Today the United Kingdom turns into one giant art gallery, with 57 famous art-works from Nicholas Hilliard’s portrait of Elizabeth I to Peter Blake’s Pop Art cover for the Beatles’ Sgt. Pepper album and beyond, appearing on poster and billboard sites up and down the country for the next two weeks. Pre-Raphaelite enthusiasts will be glad that Holman Hunt’s Our English Coasts, Millais’s Ophelia, Madox Brown’s The Last of England and Waterhouse’s Lady of Shallott are represented here. Those of us with twentieth-century aesthetic interests will be pleased to see a good deal of modernism and postmodernism, and even a sprinkling of political art too (Bob and Roberta Smith’s 1997 Make Art Not War).
It will, I agree, be pleasant to have commercial advertising imagery driven off these public sites for the next fortnight, but does this really constitute ‘bringing art to the masses’, as The Guardian newspaper calls it? Depends what you mean by art, of course; and the great, radical insight of William Morris’s work is given in his insistence that ‘first I must ask you to extend the word art beyond those matters which are consciously works of art’ (1883). Art for Morris is first and foremost pleasure, creativity and self-direction in the labour process, in the world of everyday work; and art in the conventional sense – works by Hilliard, Millais and Peter Blake – are only spin-offs from this wider social creativity, ‘superstructure’ to its formative ‘base’, to borrow that old Marxist distinction.

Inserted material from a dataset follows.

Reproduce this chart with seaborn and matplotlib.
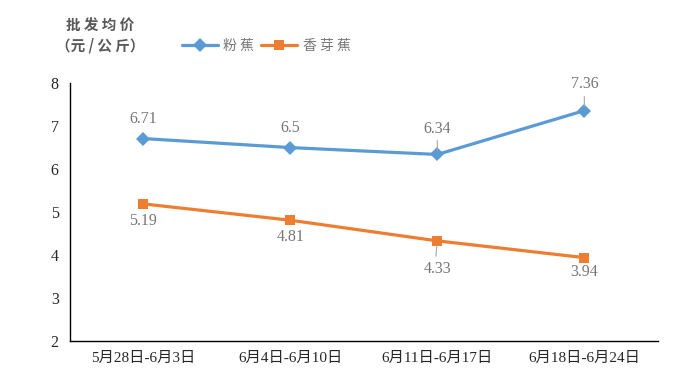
import pandas as pd
import matplotlib.pyplot as plt
import seaborn as sns

weeks = ['5月28日-6月3日', '6月4日-6月10日', '6月11日-6月17日', '6月18日-6月24日']
fenjiao = [6.71, 6.5, 6.34, 7.36]
xiangyajiao = [5.19, 4.81, 4.33, 3.94]
series_names = ['粉蕉', '香芽蕉']
yticks = [2, 3, 4, 5, 6, 7, 8]

df = pd.DataFrame({
    'week': list(range(len(weeks))) * 2,
    'price': fenjiao + xiangyajiao,
    'kind': [series_names[0]] * len(weeks) + [series_names[1]] * len(weeks),
})

sns.set_style('white')
plt.rcParams['font.family'] = ['Liberation Serif', 'Noto Sans CJK SC', 'DejaVu Sans']

fig = plt.figure(figsize=(6.91, 3.76), dpi=100)
ax = fig.add_axes([0.101, 0.093, 0.851, 0.686])

palette = {'粉蕉': '#5B9BD5', '香芽蕉': '#ED7D31'}
sns.lineplot(data=df, x='week', y='price', hue='kind', style='kind',
             markers={'粉蕉': 'D', '香芽蕉': 's'}, dashes=False,
             palette=palette, linewidth=2.3, markersize=7,
             markeredgewidth=0, ax=ax, legend=False)

ax.set_xlim(-0.5, 3.5)
ax.set_ylim(2, 8)
ax.set_yticks(yticks)
ax.set_xticks(range(len(weeks)))
ax.set_xticklabels(weeks, fontsize=11)
ax.set_xticks([i - 0.5 for i in range(len(weeks) + 1)], minor=True)
ax.tick_params(axis='x', which='major', length=0, pad=8)
ax.tick_params(axis='x', which='minor', length=5, width=1, color='black', direction='out')
ax.tick_params(axis='y', length=5, width=1, color='black', direction='out', labelsize=11.5, pad=3)
ax.set_xlabel('')
ax.set_ylabel('')
for s in ['top', 'right']:
    ax.spines[s].set_visible(False)
for s in ['left', 'bottom']:
    ax.spines[s].set_color('black')
    ax.spines[s].set_linewidth(1)

# data labels with short leader lines
up_off = [14, 14, 18, 19]
down_off = [-12, -12, -20, -10]
lbl = dict(ha='center', va='center', fontsize=11.5, color='#767676', textcoords='offset points')
for i, v in enumerate(fenjiao):
    ax.annotate(f'{v:g}', (i, v), xytext=(0, up_off[i]), **lbl)
for i, v in enumerate(xiangyajiao):
    ax.annotate(f'{v:g}', (i, v), xytext=(0, down_off[i]), **lbl)
for i, v in [(2, fenjiao[2]), (3, fenjiao[3])]:
    ax.annotate('', (i, v), xytext=(0, 10), textcoords='offset points',
                arrowprops=dict(arrowstyle='-', color='#a6a6a6', lw=0.8, shrinkA=0, shrinkB=3))
ax.annotate('', (2, xiangyajiao[2]), xytext=(-1, -11), textcoords='offset points',
            arrowprops=dict(arrowstyle='-', color='#a6a6a6', lw=0.8, shrinkA=0, shrinkB=3))

fig.text(0.145, 0.905, '批 发 均 价\n（元 / 公 斤）', ha='center', va='center', fontsize=10.5,
         fontweight='bold', color='#595959', family=['Noto Sans CJK SC'], linespacing=1.25)

handles = [plt.Line2D([], [], color=palette[n], marker=m, markersize=7, linewidth=2.3,
                      markeredgewidth=0) for n, m in zip(series_names, ['D', 's'])]
leg = fig.legend(handles, ['粉 蕉', '香 芽 蕉'], loc='center left', bbox_to_anchor=(0.245, 0.877),
                 ncol=2, frameon=False, handlelength=2.6, columnspacing=0.5, handletextpad=0.4,
                 prop={'family': 'Noto Sans CJK SC', 'size': 10})
for t in leg.get_texts():
    t.set_color('#767676')

fig.savefig('out.png', dpi=100)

In a culture in which, as we have been learning recently, companies such as McDonalds, Sports Direct, Wetherspoons, Boots, Amazon and many others have up to a million workers being ruthlessly exploited by zero-hour contracts, there clearly is precious little creativity, happiness and self-direction in the world of UK work at the moment. ‘Art Everywhere’ is certainly a good Morrisian slogan, but, as he makes clear in his 1884 talk ‘At a Picture Show’, unless you take the demand for art (in the expanded sense) into the world of work – which immediately takes you to socialist and communist politics – you are just pussy-footing round the real issue here in a mild, liberal-philanthropic sort of way.